Sorting, Searching, Shuffling, and Other Operations on Collections

Collections are an essential part of any programming language, including Java. They allow us to store and organize groups of objects efficiently. However, just storing elements is not always enough. Sometimes, we need to perform operations such as sorting, searching, and shuffling on these collections to make them even more useful. In this article, we will explore these operations in depth.

Sorting Collections

Sorting a collection means arranging its elements in a specific order. Java provides two ways to achieve this: using the Comparable interface or a Comparator.

The Comparable interface allows objects to define their natural sorting order. By implementing this interface, objects can be compared to each other using the compareTo() method. For example, if we have a collection of students that implement Comparable, sorting them will arrange them based on their defined comparison logic.

If the objects in a collection do not implement Comparable or we want to use a different sorting order, we can use a Comparator. A Comparator is an external class that provides a comparison function. It can be passed to various sorting methods, such as Collections.sort() or Arrays.sort(), along with the collection to sort. This allows us to define different sorting criteria without modifying the objects themselves.

Searching in Collections

Once we have a sorted collection, searching for an element becomes more efficient. There are different search algorithms we can use depending on the situation.

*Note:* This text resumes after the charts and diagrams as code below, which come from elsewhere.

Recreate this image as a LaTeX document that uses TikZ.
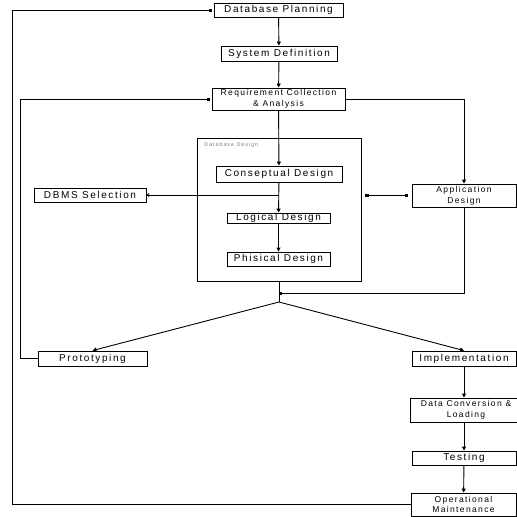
\documentclass[tikz,border=0pt]{standalone}
\usepackage{fontspec}
\newfontfamily\flowfont[LetterSpace=16]{Liberation Sans}
\usetikzlibrary{arrows.meta}

\begin{document}
\begin{tikzpicture}[x=1pt, y=-1pt, line width=0.9pt,
    stage/.style={draw, rectangle, inner sep=0pt, align=center, font=\flowfont\fontsize{10}{11}\selectfont},
    stagetwo/.style={stage, font=\flowfont\fontsize{8.5}{10.7}\selectfont},
    flow/.style={-{Triangle[length=4pt, width=4pt]}},
    feed/.style={-{Square[length=3pt, width=3pt]}}]
\useasboundingbox (0, 0) rectangle (517, 517);
\node[stage, minimum width=129pt, minimum height=14pt] (plan)     at (278.5, 10)    {Database Planning};
\node[stage, minimum width=116pt, minimum height=15pt] (sysdef)   at (279, 53.5)    {System Definition};
\node[stagetwo, minimum width=133pt, minimum height=22pt] (req)   at (278.5, 99)    {Requirement Collection\\\& Analysis};
\node[draw, inner sep=0pt, minimum width=164pt, minimum height=143pt] (dbdesign) at (279, 209.5) {};
\node[anchor=west, inner sep=0pt, text=gray, font=\flowfont\fontsize{5.5}{6}\selectfont] (dblabel) at (204, 145) {Database Design};
\node[stage, minimum width=126pt, minimum height=16pt] (concept)  at (279, 174)     {Conseptual Design};
\node[stage, minimum width=103pt, minimum height=10pt] (logical)  at (278.5, 218)   {Logical Design};
\node[stage, minimum width=103pt, minimum height=14pt] (physical) at (278.5, 259)   {Phisical Design};
\node[stage, minimum width=112pt, minimum height=14pt] (dbms)     at (90, 195)      {DBMS Selection};
\node[stagetwo, minimum width=104pt, minimum height=23pt] (app)   at (464, 195.5)   {Application\\Design};
\node[stage, minimum width=109pt, minimum height=15pt] (proto)    at (92.5, 358.5)  {Prototyping};
\node[stage, minimum width=104pt, minimum height=15pt] (impl)     at (464, 358.5)   {Implementation};
\node[stagetwo, minimum width=112pt, minimum height=24pt] (convert) at (466, 410)   {Data Conversion \&\\Loading};
\node[stage, minimum width=104pt, minimum height=14pt] (testing)  at (464, 458)     {Testing};
\node[stagetwo, minimum width=105pt, minimum height=23pt] (maint) at (463.5, 504.5) {Operational\\Maintenance};
\coordinate (join) at (279, 293);
\coordinate (fork) at (279, 302);

\draw[flow] (plan) -- (sysdef);
\draw[flow] (sysdef) -- (req);
\draw[flow] (req) -- (concept);
\draw[flow] (concept) -- (logical);
\draw[flow] (logical) -- (physical);
\draw[-{Straight Barb[length=2pt, width=3pt]}] (concept.south |- dbms) -- (dbms);
\draw[{Square[length=3pt, width=3pt]}-{Square[length=3pt, width=3pt]}, shorten <=4pt, shorten >=4pt]
    (dbdesign.east |- app) -- (app.west);
\draw[flow] (req.east) -| (app.north);
\draw[feed] (app.south) |- (join);
\draw (dbdesign.south) -- (fork);
\draw[flow] (fork) -- (proto.north);
\draw[flow] (fork) -- (impl.north);
\draw[feed, shorten >=2pt] (proto.west) -- ++(-17, 0) |- (req.west);
\draw[flow] (impl) -- (impl |- convert.north);
\draw[flow] (convert.south -| impl) -- (testing);
\draw[flow] (testing) -- (maint);
\draw[feed, shorten >=2pt] (maint.west) -- ++(-398, 0) |- (plan.west);
\end{tikzpicture}
\end{document}
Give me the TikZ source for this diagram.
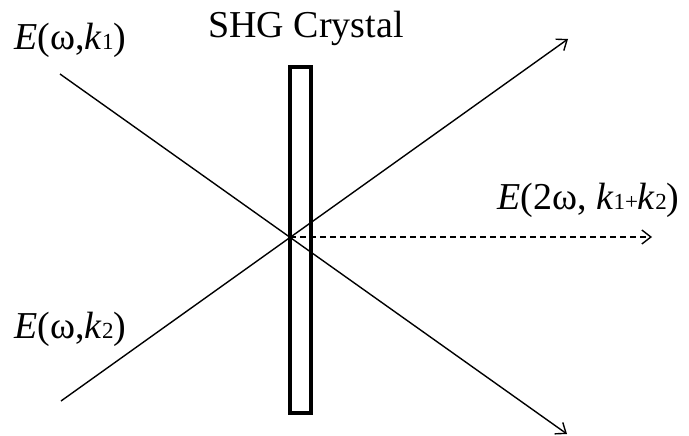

One common search algorithm is binary search, which is only applicable to sorted collections. It works by repeatedly dividing the search interval in half until the target element is found or the interval becomes empty. The Collections class provides a binarySearch() method that can be used to search for an element in a sorted collection.

If the collection is not sorted or we need to search based on different criteria, we can use custom search methods. These methods iterate over the collection and compare each element until the desired element is found. While less efficient than binary search, these methods can be used on any collection.

Shuffling Collections

Shuffling a collection means randomly rearranging its elements. In Java, we can use the Collections.shuffle() method to achieve this. This method uses a random number generator to shuffle the elements in-place, ensuring a fair distribution. Shuffling is particularly useful when we want to randomize the order of elements, for example, when conducting tests or games.

Other Operations on Collections

Apart from sorting, searching, and shuffling, collections provide various other operations to manipulate and process their elements.

  • Filtering: Collections provide methods like filter() that allow us to extract a subset of elements based on certain conditions. For example, we can filter a list of numbers to only keep the even numbers.

  • Mapping: Mapping operations transform the elements in a collection by applying a function to each element. Functions such as map() enable us to create a new collection with modified or derived values from the original collection.

  • Reducing: Reducing operations combine the elements in a collection into a single value. Methods such as reduce() or sum() can be used to sum up all the elements in a numeric collection or concatenate strings in a collection, among other possibilities.

  • Iteration: Collections in Java support iteration through their elements using loops or stream operations. This allows us to perform actions on each element individually or collectively.


Collections in Java provide a wide range of operations that can be performed on groups of objects to make them more dynamic and useful. Sorting, searching, shuffling, and various other operations ensure that collections can be organized, optimized, and processed efficiently. By understanding these operations, Java developers can harness the full potential of collections and write more robust and efficient code.